Ayer, según volvíamos a casa, me sentí invadida de nuevo por esa maravillosa sensación de calma, de alivio, que suele acompañarme la tarde de Navidad. Recordé que ese es el momento que mi cuerpo elige para relajarse, en el que mi mente se libera ante la perspectiva de haber sobrevivido un año más.
Apenas veinticuatro horas antes, el sentimiento era el contrario: un desasosiego que crece, la certeza del inminente peligro. No me pasaba nada en particular, tan solo el vaivén de emociones que me provocan estas fechas. Y es que, durante la mayor parte de mi vida, el momento más difícil del año ha sido, sin duda alguna, la Nochebuena.
Bastante he escrito ya sobre las desavenencias familiares que, tanto en mi infancia y adolescencia, como en mi vida adulta, me han perturbado en días como estos.
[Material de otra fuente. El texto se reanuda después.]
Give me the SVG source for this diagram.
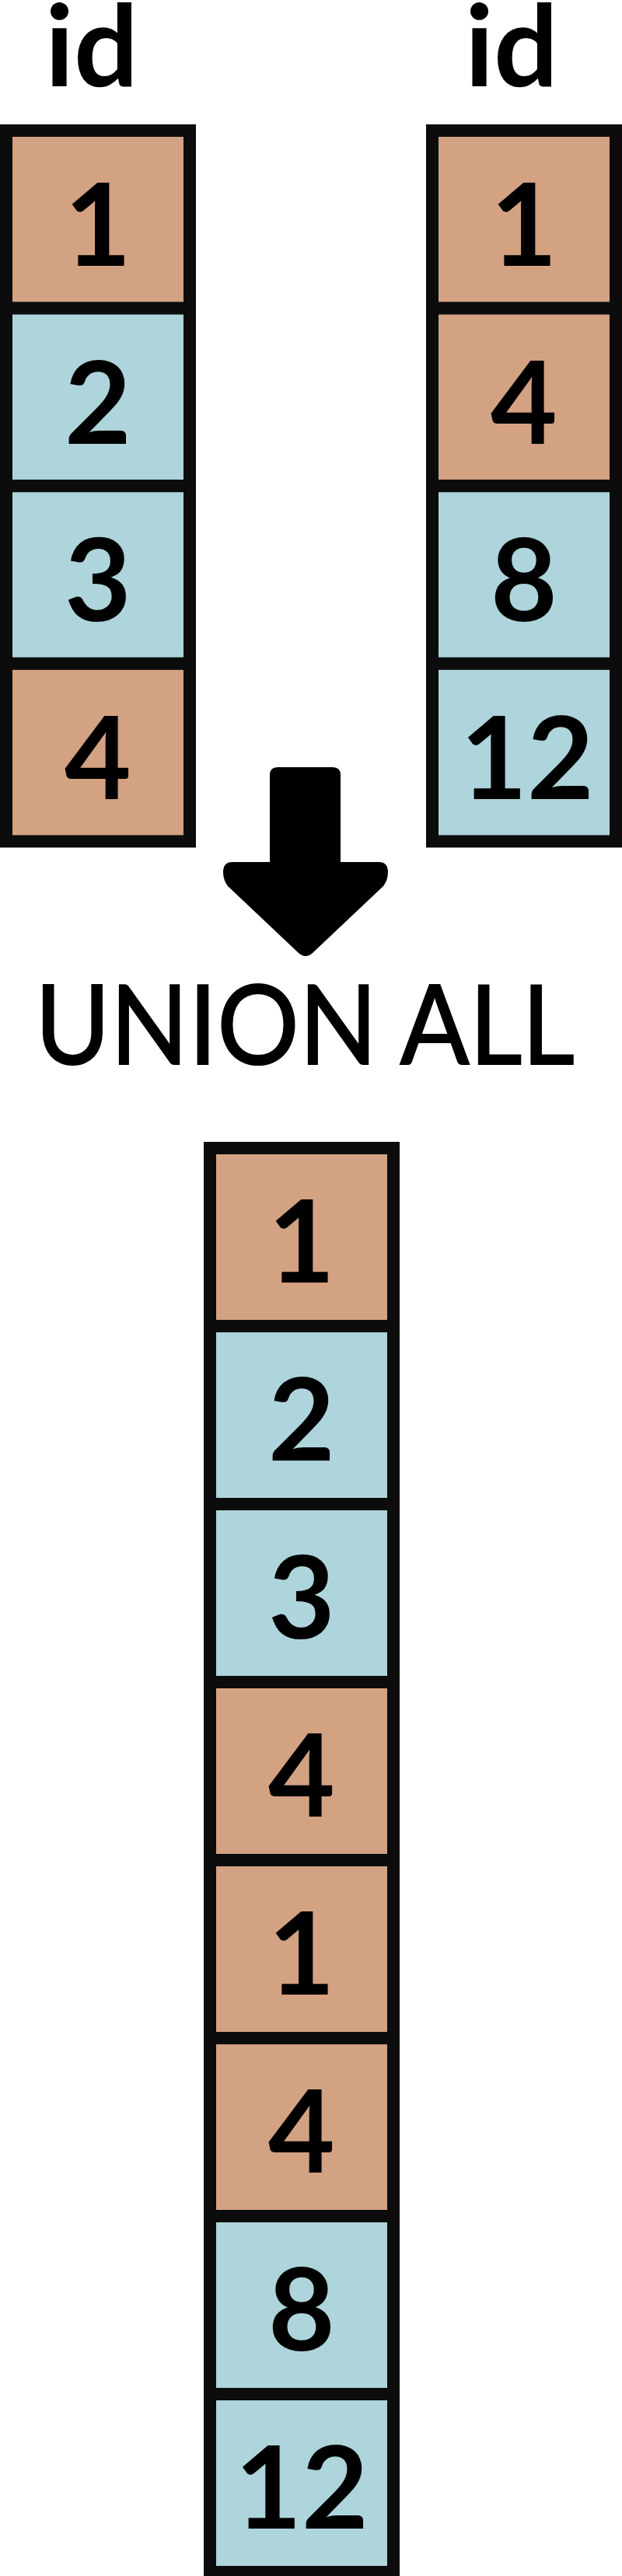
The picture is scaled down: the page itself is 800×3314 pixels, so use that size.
<svg xmlns="http://www.w3.org/2000/svg" width="800" height="3314" viewBox="0 0 800 3314">
<style>
.tan{fill:#D3A283;stroke:#0C0C0C;stroke-width:16}
.blue{fill:#ADD5DB;stroke:#0C0C0C;stroke-width:16}
.num{font-family:Lato,"Liberation Sans",sans-serif;font-weight:700;font-size:148px;fill:#000;text-anchor:middle}
.hdr{font-family:Lato,"Liberation Sans",sans-serif;font-weight:700;font-size:146px;fill:#000;text-anchor:middle}
.op{font-family:Lato,"Liberation Sans",sans-serif;font-weight:400;font-size:142px;fill:#000;stroke:#000;stroke-width:2;text-anchor:middle}
</style>
<rect width="800" height="3314" fill="#fff"/>
<g id="headers">
<text class="hdr" x="118" y="111">id</text>
<text class="hdr" x="658" y="111">id</text>
</g>
<g id="left-table">
<g id="L1"><rect class="tan" x="8" y="168" width="236" height="228.6"/><text class="num" x="126" y="342">1</text></g>
<g id="L2"><rect class="blue" x="8" y="396.6" width="236" height="228.6"/><text class="num" x="126" y="570.6">2</text></g>
<g id="L3"><rect class="blue" x="8" y="625.2" width="236" height="228.6"/><text class="num" x="126" y="799.2">3</text></g>
<g id="L4"><rect class="tan" x="8" y="853.8" width="236" height="228.6"/><text class="num" x="126" y="1027.8">4</text></g>
</g>
<g id="right-table">
<g id="R1"><rect class="tan" x="556" y="168" width="236" height="228.6"/><text class="num" x="674" y="342">1</text></g>
<g id="R2"><rect class="tan" x="556" y="396.6" width="236" height="228.6"/><text class="num" x="674" y="570.6">4</text></g>
<g id="R3"><rect class="blue" x="556" y="625.2" width="236" height="228.6"/><text class="num" x="674" y="799.2">8</text></g>
<g id="R4"><rect class="blue" x="556" y="853.8" width="236" height="228.6"/><text class="num" x="678" y="1027.8">12</text></g>
</g>
<g id="connectors">
<path d="M347 997 Q347 987 357 987 L428 987 Q438 987 438 997 L438 1109 L487 1109 Q499 1109 499 1122 Q499 1132 493 1140 L402 1226 Q393 1234 384 1226 L293 1140 Q287 1132 287 1122 Q287 1109 299 1109 L347 1109 Z" fill="#000"/>
</g>
<g id="operator">
<text class="op" x="392" y="1369" textLength="694" lengthAdjust="spacingAndGlyphs">UNION ALL</text>
</g>
<g id="result-table">
<g id="U1"><rect class="tan" x="270" y="1477" width="236" height="229"/><text class="num" x="388" y="1650">1</text></g>
<g id="U2"><rect class="blue" x="270" y="1706" width="236" height="229"/><text class="num" x="388" y="1879">2</text></g>
<g id="U3"><rect class="blue" x="270" y="1935" width="236" height="229"/><text class="num" x="388" y="2108">3</text></g>
<g id="U4"><rect class="tan" x="270" y="2164" width="236" height="229"/><text class="num" x="388" y="2337">4</text></g>
<g id="U5"><rect class="tan" x="270" y="2393" width="236" height="229"/><text class="num" x="388" y="2566">1</text></g>
<g id="U6"><rect class="tan" x="270" y="2622" width="236" height="229"/><text class="num" x="388" y="2795">4</text></g>
<g id="U7"><rect class="blue" x="270" y="2851" width="236" height="229"/><text class="num" x="388" y="3024">8</text></g>
<g id="U8"><rect class="blue" x="270" y="3080" width="236" height="229"/><text class="num" x="388" y="3253">12</text></g>
</g>
</svg>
Y, aunque he estado tentada de convertir esta entrada en un nuevo memorial de agravios, finalmente he decidido no hacerlo.
Prefiero centrarme en ese empeño que estrené apenas salí de la casa de mis padres y que hoy, con una niña pequeña, cobra más fuerza aún. El empeño de asociar estas fechas con emociones positivas; soñando, en un alarde de ambición, con llenarlas de significado.
Y me pregunto si este empeño es siquiera posible. No solo en el sentido de ahorrarle a mi hija todos los sinsabores que me ha tocado vivir a mí, pues nunca estuvo en mi mano evitarlos; sino por el simbolismo de las fechas mismas.
Y es que a veces se nos olvida que Nochebuena y Navidad son las fiestas grandes de una religión que daña gravemente a las personas como yo. El simple hecho de mirar para otro lado y engañarse en la ilusión de estar celebrando otra cosa no funciona. Al menos, conmigo no lo hace.
¿Cómo transformarlas, entonces? ¿Cómo reapropiarse de ellas? ¿Es un empeño posible?
Quiero creer que sí. Quiero pensar que no hay que elegir entre ceder o renunciar. Que se puede construir una nueva tradición, más positiva, más incluyente, acogedora, viva. Una tradición que tenga sentido para las personas que participemos en ella, que no sea una carga, sino una celebración elegida.
Hoy me gusta pensar que tengo todo un año para imaginarla, y que tal vez así, en un tiempo no tan lejano, pueda enfrentarme a estas fiestas, que quizá sean ya otras, con la alegría que merezco.
La alegría que todas merecemos.
Y tú, que lees estas palabras, ¿cómo encaras Nochebuena y Navidad? ¿Son fiestas que para ti tienen sentido? Y si no lo tienen, ¿lo buscas? ¿O crees que no lo necesitas?